Two senior American officials from the US Defence Intelligence Agency are scheduled to visit Delhi next month to deliberate over the agreement. However, sources said, their meetings with senior Indian officials were yet to be confirmed.

“Defence intelligence cooperation is mentioned in the Defence Framework Agreement signed between the two countries in 2015. Enhanced exchange of military intelligence has also featured in all the discussions between PM Modi and President Obama but we have seen no progress in operationalising it,” a US official told The Indian Express.

Senior Indian military officials dealing with intelligence said that while they have regular meetings with US military officials, signing the agreement was a political decision in which they had little say.

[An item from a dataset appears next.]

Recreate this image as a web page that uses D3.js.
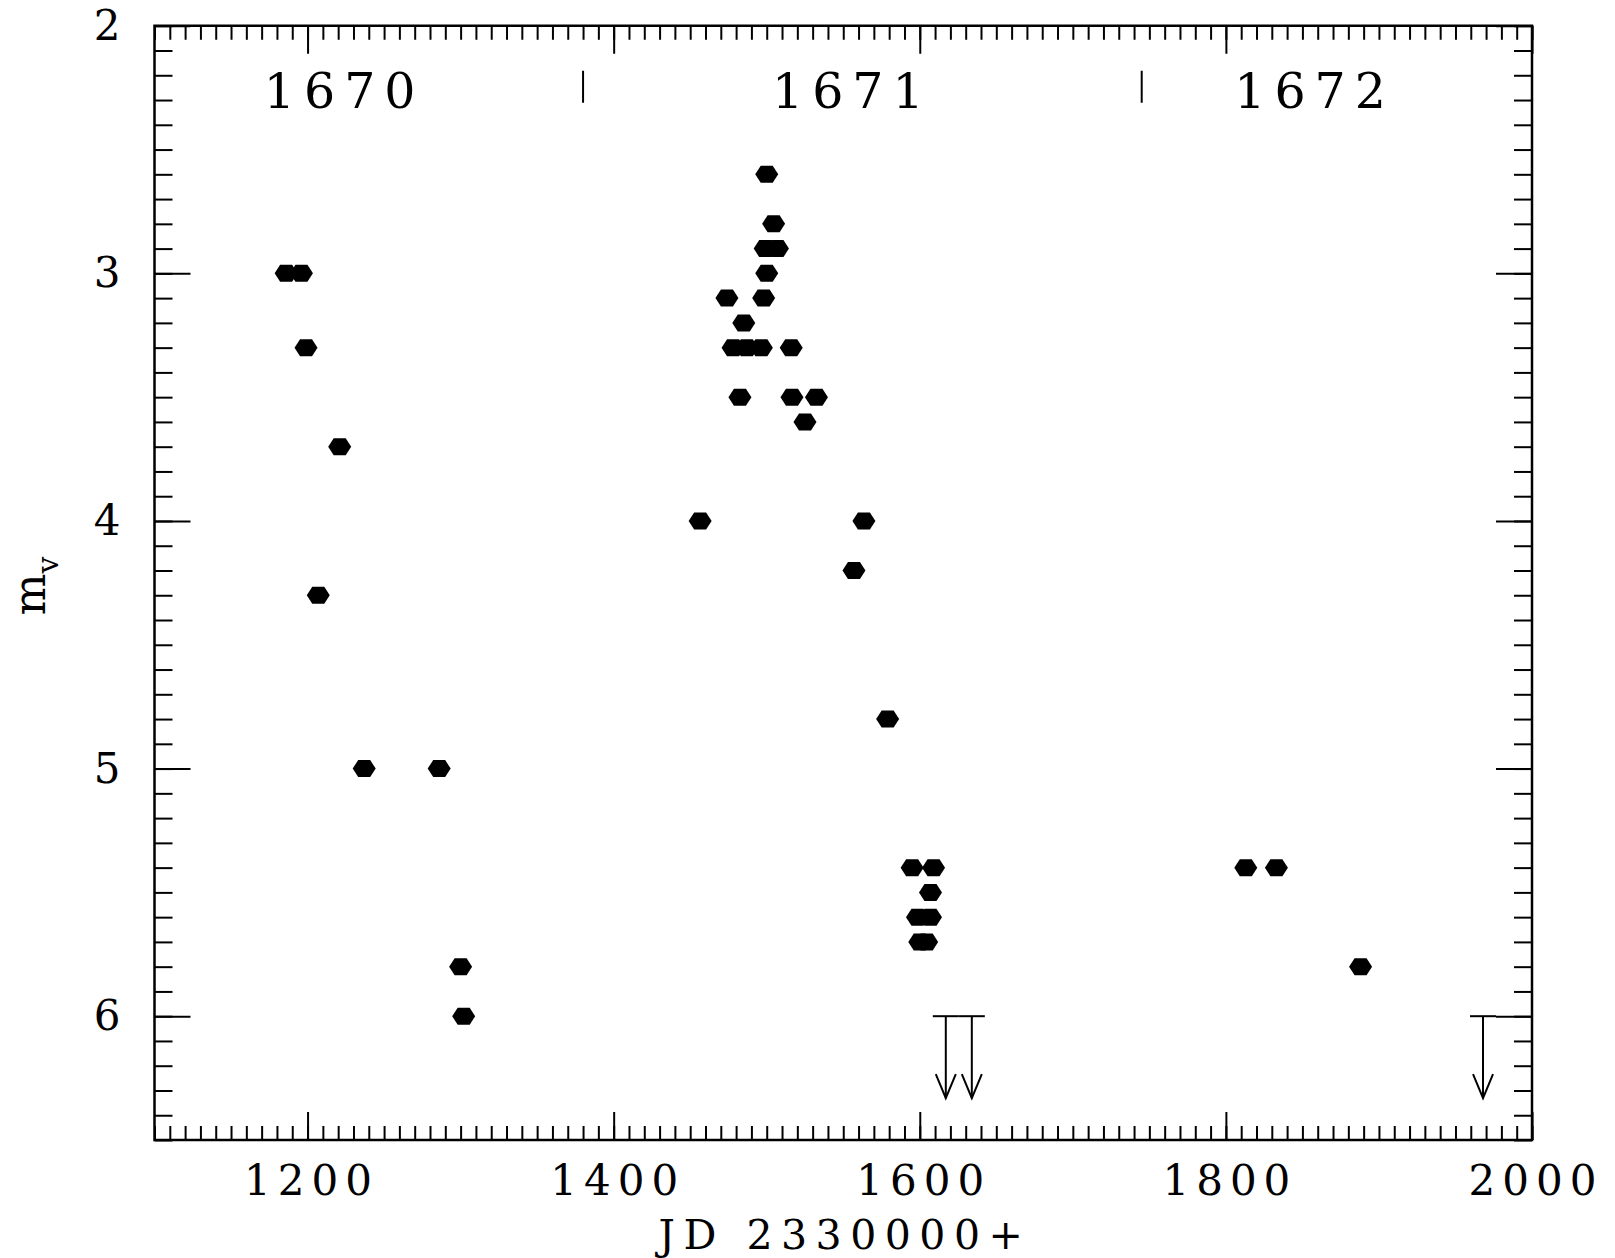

India and the US had signed a defence intelligence sharing agreement in 2003, which focused on exchange of intelligence pertaining to terrorism and countries supporting terrorism. No countries were mentioned by name, although even at the last moment, US officials had wanted the draft to be amended to include ‘rogue states’ like Iran, Libya and North Korea, which India flatly refused to do.

“What was signed in 2003 in Washington DC was after consultations and acceptance of all the other ministries here, and it took care of India’s strategic interests without compromising our autonomy or interests in any way,” said Lt General (retd) Kamal Davar, who was the founder chief of the Defence Intelligence Agency and signed the 2003 agreement.

When that agreement expired in 2008, the UPA government, with AK Antony as defence minister, did not extend the agreement. Following the return of BJP government in 2014, and discussions between Prime Minister Modi and President Obama, US officials were hopeful of India signing another agreement similar to the 2003 one.